>> BEGIN SUPPLIED INFORMATION
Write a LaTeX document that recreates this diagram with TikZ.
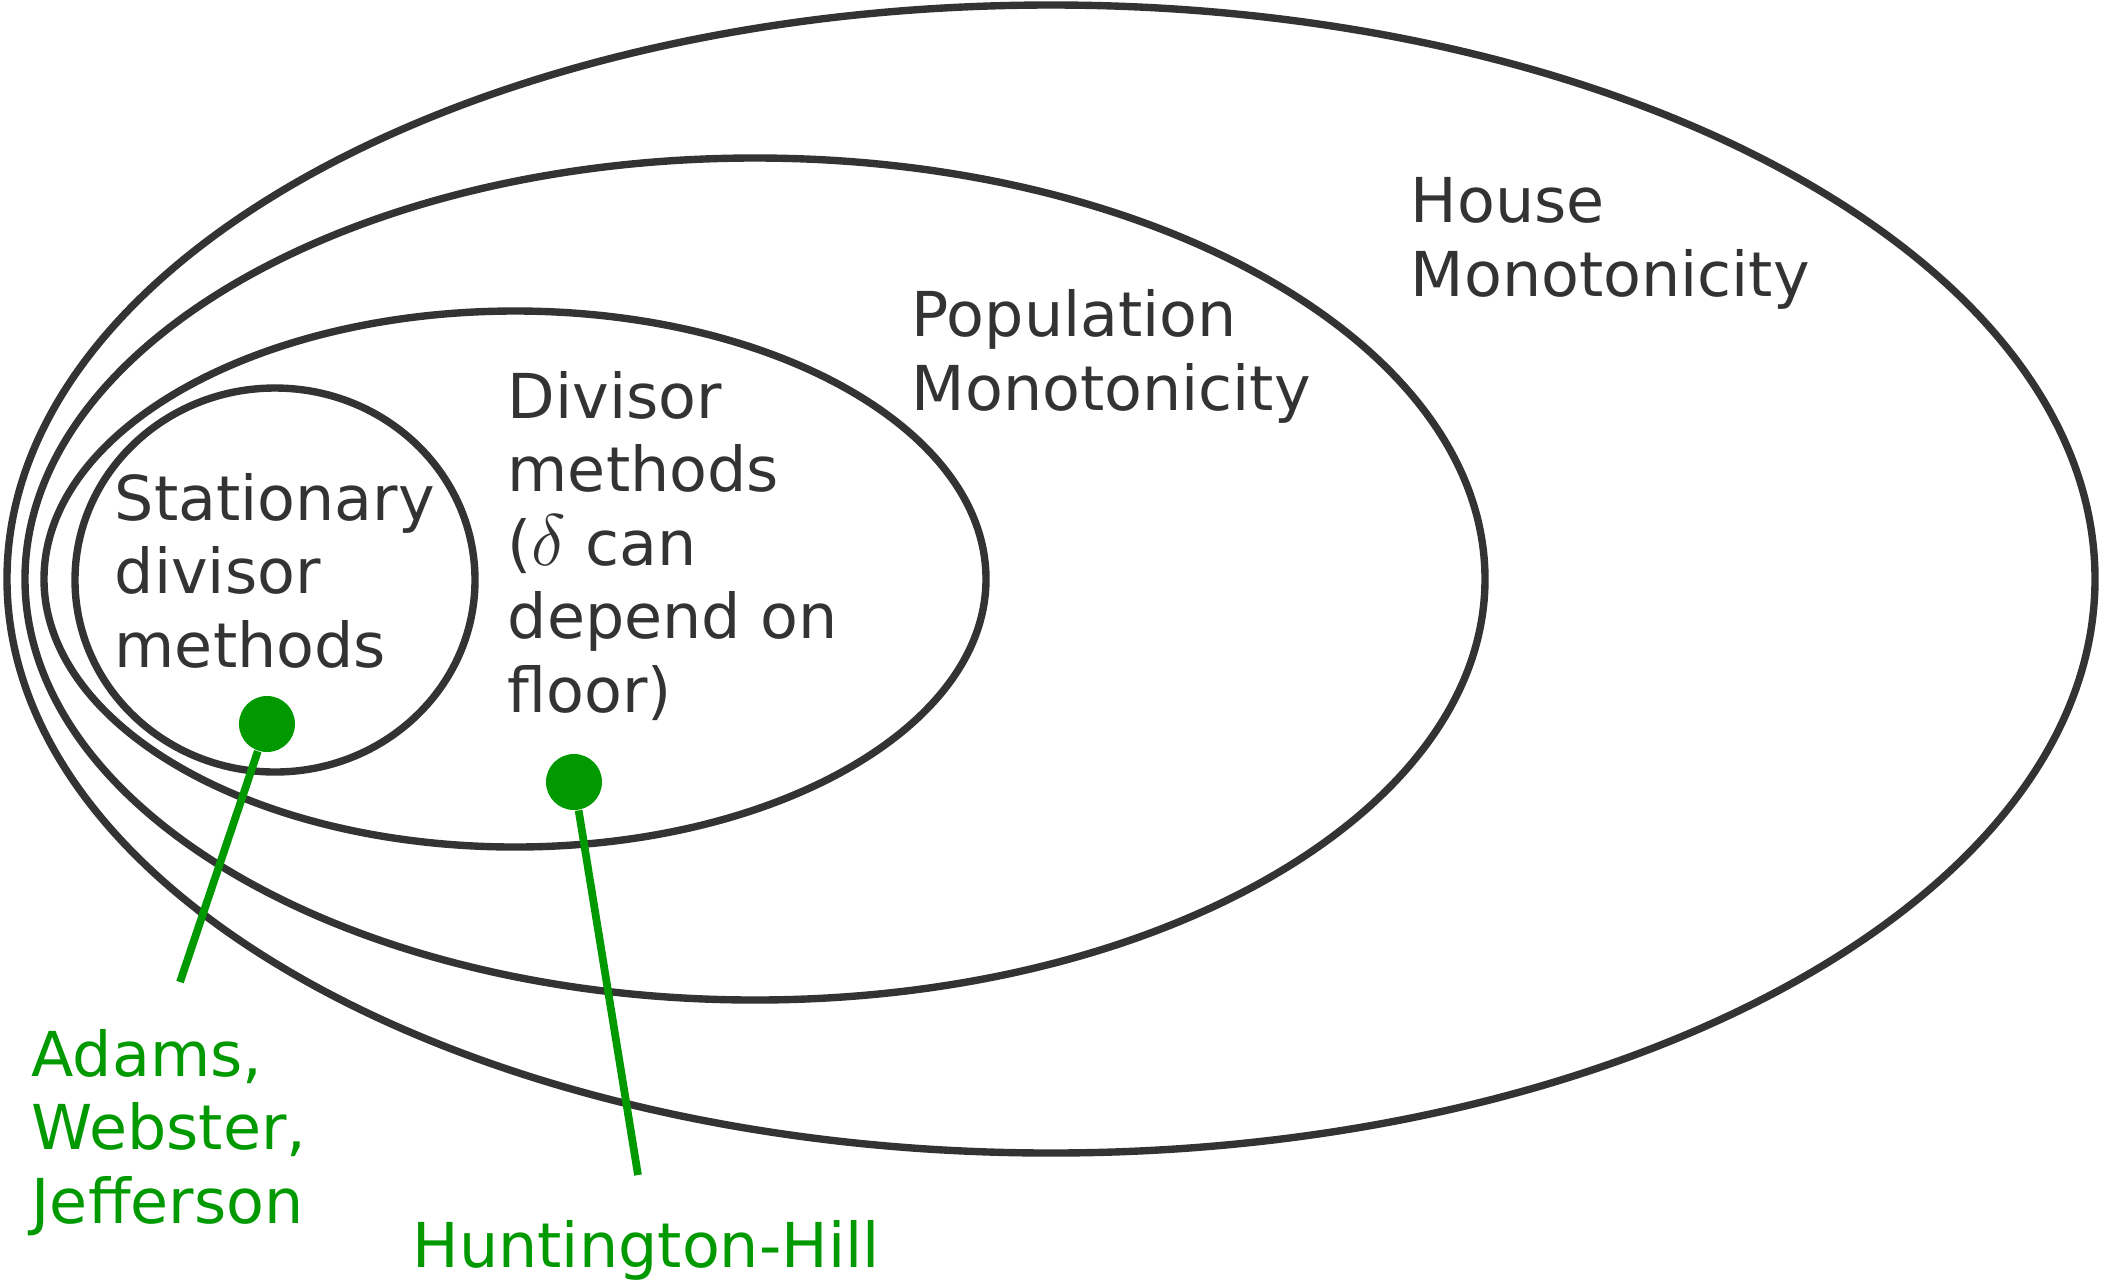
\documentclass[tikz,border=0pt]{standalone}
\usepackage{fontspec}
\setmainfont{DejaVu Sans}
\usetikzlibrary{positioning}
\definecolor{ringgray}{RGB}{51,51,51}
\definecolor{methgreen}{RGB}{0,153,0}
\newcommand{\bigdelta}{{\fontsize{22pt}{22pt}\selectfont$\delta$}}

\begin{document}
\begin{tikzpicture}[
  x=0.01cm, y=-0.01cm,
  every node/.style={font=\fontsize{17.6pt}{20.9pt}\selectfont, align=left, inner sep=0pt},
  ring/.style     ={draw=ringgray, line width=2.1pt},
  setlabel/.style ={text=ringgray, anchor=base west},
  methlabel/.style={text=methgreen, anchor=base west},
  dot/.style      ={circle, fill=methgreen, minimum size=0.56cm, inner sep=0pt},
  pointer/.style  ={draw=methgreen, line width=2.2pt}
]
\useasboundingbox (0,0) rectangle (2103,1281);

\draw[ring] (1051,579) ellipse (1044 and 574);
\draw[ring] (755,579)  ellipse (730 and 421);
\draw[ring] (515,579)  ellipse (471 and 268);
\draw[ring] (275,580)  ellipse (200 and 192);

% base anchor sits on the last line
\node[setlabel] (house) at (1410,296) {House\\Monotonicity};
\node[setlabel] (popu)  at (911,410)  {Population\\Monotonicity};
\node[setlabel] (divi)  at (507,712)  {Divisor\\methods\\(\bigdelta\ can\\depend on\\floor)};
\node[setlabel] (stat)  at (114,667)  {Stationary\\divisor\\methods};

\node[dot] (adamsdot) at (267,724) {};
\node[dot] (hilldot)  at (574,782) {};

\coordinate (adamsend) at (180,982);
\coordinate (hillend)  at (638,1175);

\draw[pointer] (adamsdot) -- (adamsend);
\draw[pointer] (hilldot) -- (hillend);

\node[methlabel] (adams) at (31,1223)  {Adams,\\Webster,\\Jefferson};
\node[methlabel] (hill)  at (412,1267) {Huntington-Hill};

\end{tikzpicture}
\end{document}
>> END SUPPLIED INFORMATION
* PROBLEM DESCRIPTION
Everything from the first line to the line with "(200 and 192);" must be repeated exactly, and nothing else. Leave the pictures out.

* CORRECT ANSWER
Write a LaTeX document that recreates this diagram with TikZ.
\documentclass[tikz,border=0pt]{standalone}
\usepackage{fontspec}
\setmainfont{DejaVu Sans}
\usetikzlibrary{positioning}
\definecolor{ringgray}{RGB}{51,51,51}
\definecolor{methgreen}{RGB}{0,153,0}
\newcommand{\bigdelta}{{\fontsize{22pt}{22pt}\selectfont$\delta$}}

\begin{document}
\begin{tikzpicture}[
  x=0.01cm, y=-0.01cm,
  every node/.style={font=\fontsize{17.6pt}{20.9pt}\selectfont, align=left, inner sep=0pt},
  ring/.style     ={draw=ringgray, line width=2.1pt},
  setlabel/.style ={text=ringgray, anchor=base west},
  methlabel/.style={text=methgreen, anchor=base west},
  dot/.style      ={circle, fill=methgreen, minimum size=0.56cm, inner sep=0pt},
  pointer/.style  ={draw=methgreen, line width=2.2pt}
]
\useasboundingbox (0,0) rectangle (2103,1281);

\draw[ring] (1051,579) ellipse (1044 and 574);
\draw[ring] (755,579)  ellipse (730 and 421);
\draw[ring] (515,579)  ellipse (471 and 268);
\draw[ring] (275,580)  ellipse (200 and 192);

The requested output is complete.